**DO THIS**. Faithfully return all lines, omitting every embedded picture.

**PROVIDED MATERIAL**.
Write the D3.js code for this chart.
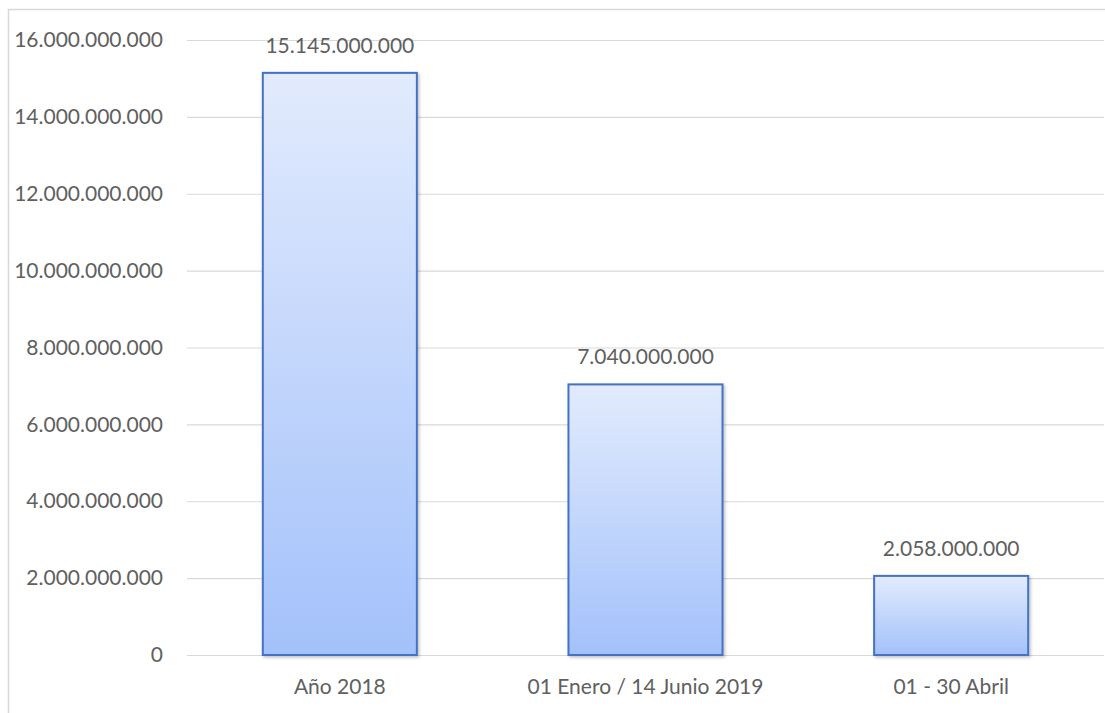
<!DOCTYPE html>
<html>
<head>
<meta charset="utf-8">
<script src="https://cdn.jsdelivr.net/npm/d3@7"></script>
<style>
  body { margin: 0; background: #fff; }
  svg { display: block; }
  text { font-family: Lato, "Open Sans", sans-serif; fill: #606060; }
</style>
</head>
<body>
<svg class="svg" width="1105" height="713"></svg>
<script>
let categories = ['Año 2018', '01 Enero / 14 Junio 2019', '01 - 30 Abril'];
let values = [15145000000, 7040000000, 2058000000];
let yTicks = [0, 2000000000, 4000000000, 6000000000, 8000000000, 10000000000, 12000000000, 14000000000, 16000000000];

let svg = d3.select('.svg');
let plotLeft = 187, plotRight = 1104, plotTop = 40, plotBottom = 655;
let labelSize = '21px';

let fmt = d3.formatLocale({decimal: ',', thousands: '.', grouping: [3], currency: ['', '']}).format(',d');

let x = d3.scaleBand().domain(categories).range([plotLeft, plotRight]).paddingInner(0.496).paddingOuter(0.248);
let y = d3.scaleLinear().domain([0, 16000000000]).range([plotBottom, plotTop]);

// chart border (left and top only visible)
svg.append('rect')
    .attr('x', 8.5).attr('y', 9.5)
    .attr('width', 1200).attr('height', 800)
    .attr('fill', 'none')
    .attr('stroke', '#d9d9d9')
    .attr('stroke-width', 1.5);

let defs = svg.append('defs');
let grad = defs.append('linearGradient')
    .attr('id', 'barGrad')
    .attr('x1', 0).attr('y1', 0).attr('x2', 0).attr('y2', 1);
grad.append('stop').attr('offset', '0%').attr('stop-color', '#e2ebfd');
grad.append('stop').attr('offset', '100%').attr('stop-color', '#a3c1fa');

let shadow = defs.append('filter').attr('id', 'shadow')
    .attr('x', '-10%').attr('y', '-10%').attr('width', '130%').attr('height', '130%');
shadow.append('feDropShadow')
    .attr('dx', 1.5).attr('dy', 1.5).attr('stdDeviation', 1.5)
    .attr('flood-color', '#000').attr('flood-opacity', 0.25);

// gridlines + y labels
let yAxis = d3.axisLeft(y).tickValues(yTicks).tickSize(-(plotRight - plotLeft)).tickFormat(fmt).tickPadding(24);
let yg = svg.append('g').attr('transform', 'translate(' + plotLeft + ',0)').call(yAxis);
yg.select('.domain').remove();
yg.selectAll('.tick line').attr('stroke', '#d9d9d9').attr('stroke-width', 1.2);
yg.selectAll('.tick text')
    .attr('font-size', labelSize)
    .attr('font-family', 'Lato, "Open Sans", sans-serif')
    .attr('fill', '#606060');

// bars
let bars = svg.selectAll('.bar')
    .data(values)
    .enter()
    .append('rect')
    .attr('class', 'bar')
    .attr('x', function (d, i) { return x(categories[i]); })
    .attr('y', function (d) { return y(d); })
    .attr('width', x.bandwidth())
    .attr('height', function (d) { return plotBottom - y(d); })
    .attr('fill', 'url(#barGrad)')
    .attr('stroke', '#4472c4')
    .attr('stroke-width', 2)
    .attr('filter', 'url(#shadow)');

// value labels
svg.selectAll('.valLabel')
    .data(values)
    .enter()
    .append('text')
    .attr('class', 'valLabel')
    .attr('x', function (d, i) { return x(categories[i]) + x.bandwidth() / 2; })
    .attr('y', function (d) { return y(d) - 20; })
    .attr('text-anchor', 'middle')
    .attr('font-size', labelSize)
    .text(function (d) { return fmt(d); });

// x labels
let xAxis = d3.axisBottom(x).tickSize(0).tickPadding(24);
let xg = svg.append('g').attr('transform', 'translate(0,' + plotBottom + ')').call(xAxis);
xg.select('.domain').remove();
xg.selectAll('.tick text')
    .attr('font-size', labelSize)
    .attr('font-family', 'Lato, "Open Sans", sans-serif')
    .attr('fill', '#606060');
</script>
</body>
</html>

**THE RESULT**.
Write the D3.js code for this chart.
<!DOCTYPE html>
<html>
<head>
<meta charset="utf-8">
<script src="https://cdn.jsdelivr.net/npm/d3@7"></script>
<style>
  body { margin: 0; background: #fff; }
  svg { display: block; }
  text { font-family: Lato, "Open Sans", sans-serif; fill: #606060; }
</style>
</head>
<body>
<svg class="svg" width="1105" height="713"></svg>
<script>
let categories = ['Año 2018', '01 Enero / 14 Junio 2019', '01 - 30 Abril'];
let values = [15145000000, 7040000000, 2058000000];
let yTicks = [0, 2000000000, 4000000000, 6000000000, 8000000000, 10000000000, 12000000000, 14000000000, 16000000000];

let svg = d3.select('.svg');
let plotLeft = 187, plotRight = 1104, plotTop = 40, plotBottom = 655;
let labelSize = '21px';

let fmt = d3.formatLocale({decimal: ',', thousands: '.', grouping: [3], currency: ['', '']}).format(',d');

let x = d3.scaleBand().domain(categories).range([plotLeft, plotRight]).paddingInner(0.496).paddingOuter(0.248);
let y = d3.scaleLinear().domain([0, 16000000000]).range([plotBottom, plotTop]);

// chart border (left and top only visible)
svg.append('rect')
    .attr('x', 8.5).attr('y', 9.5)
    .attr('width', 1200).attr('height', 800)
    .attr('fill', 'none')
    .attr('stroke', '#d9d9d9')
    .attr('stroke-width', 1.5);

let defs = svg.append('defs');
let grad = defs.append('linearGradient')
    .attr('id', 'barGrad')
    .attr('x1', 0).attr('y1', 0).attr('x2', 0).attr('y2', 1);
grad.append('stop').attr('offset', '0%').attr('stop-color', '#e2ebfd');
grad.append('stop').attr('offset', '100%').attr('stop-color', '#a3c1fa');

let shadow = defs.append('filter').attr('id', 'shadow')
    .attr('x', '-10%').attr('y', '-10%').attr('width', '130%').attr('height', '130%');
shadow.append('feDropShadow')
    .attr('dx', 1.5).attr('dy', 1.5).attr('stdDeviation', 1.5)
    .attr('flood-color', '#000').attr('flood-opacity', 0.25);

// gridlines + y labels
let yAxis = d3.axisLeft(y).tickValues(yTicks).tickSize(-(plotRight - plotLeft)).tickFormat(fmt).tickPadding(24);
let yg = svg.append('g').attr('transform', 'translate(' + plotLeft + ',0)').call(yAxis);
yg.select('.domain').remove();
yg.selectAll('.tick line').attr('stroke', '#d9d9d9').attr('stroke-width', 1.2);
yg.selectAll('.tick text')
    .attr('font-size', labelSize)
    .attr('font-family', 'Lato, "Open Sans", sans-serif')
    .attr('fill', '#606060');

// bars
let bars = svg.selectAll('.bar')
    .data(values)
    .enter()
    .append('rect')
    .attr('class', 'bar')
    .attr('x', function (d, i) { return x(categories[i]); })
    .attr('y', function (d) { return y(d); })
    .attr('width', x.bandwidth())
    .attr('height', function (d) { return plotBottom - y(d); })
    .attr('fill', 'url(#barGrad)')
    .attr('stroke', '#4472c4')
    .attr('stroke-width', 2)
    .attr('filter', 'url(#shadow)');

// value labels
svg.selectAll('.valLabel')
    .data(values)
    .enter()
    .append('text')
    .attr('class', 'valLabel')
    .attr('x', function (d, i) { return x(categories[i]) + x.bandwidth() / 2; })
    .attr('y', function (d) { return y(d) - 20; })
    .attr('text-anchor', 'middle')
    .attr('font-size', labelSize)
    .text(function (d) { return fmt(d); });

// x labels
let xAxis = d3.axisBottom(x).tickSize(0).tickPadding(24);
let xg = svg.append('g').attr('transform', 'translate(0,' + plotBottom + ')').call(xAxis);
xg.select('.domain').remove();
xg.selectAll('.tick text')
    .attr('font-size', labelSize)
    .attr('font-family', 'Lato, "Open Sans", sans-serif')
    .attr('fill', '#606060');
</script>
</body>
</html>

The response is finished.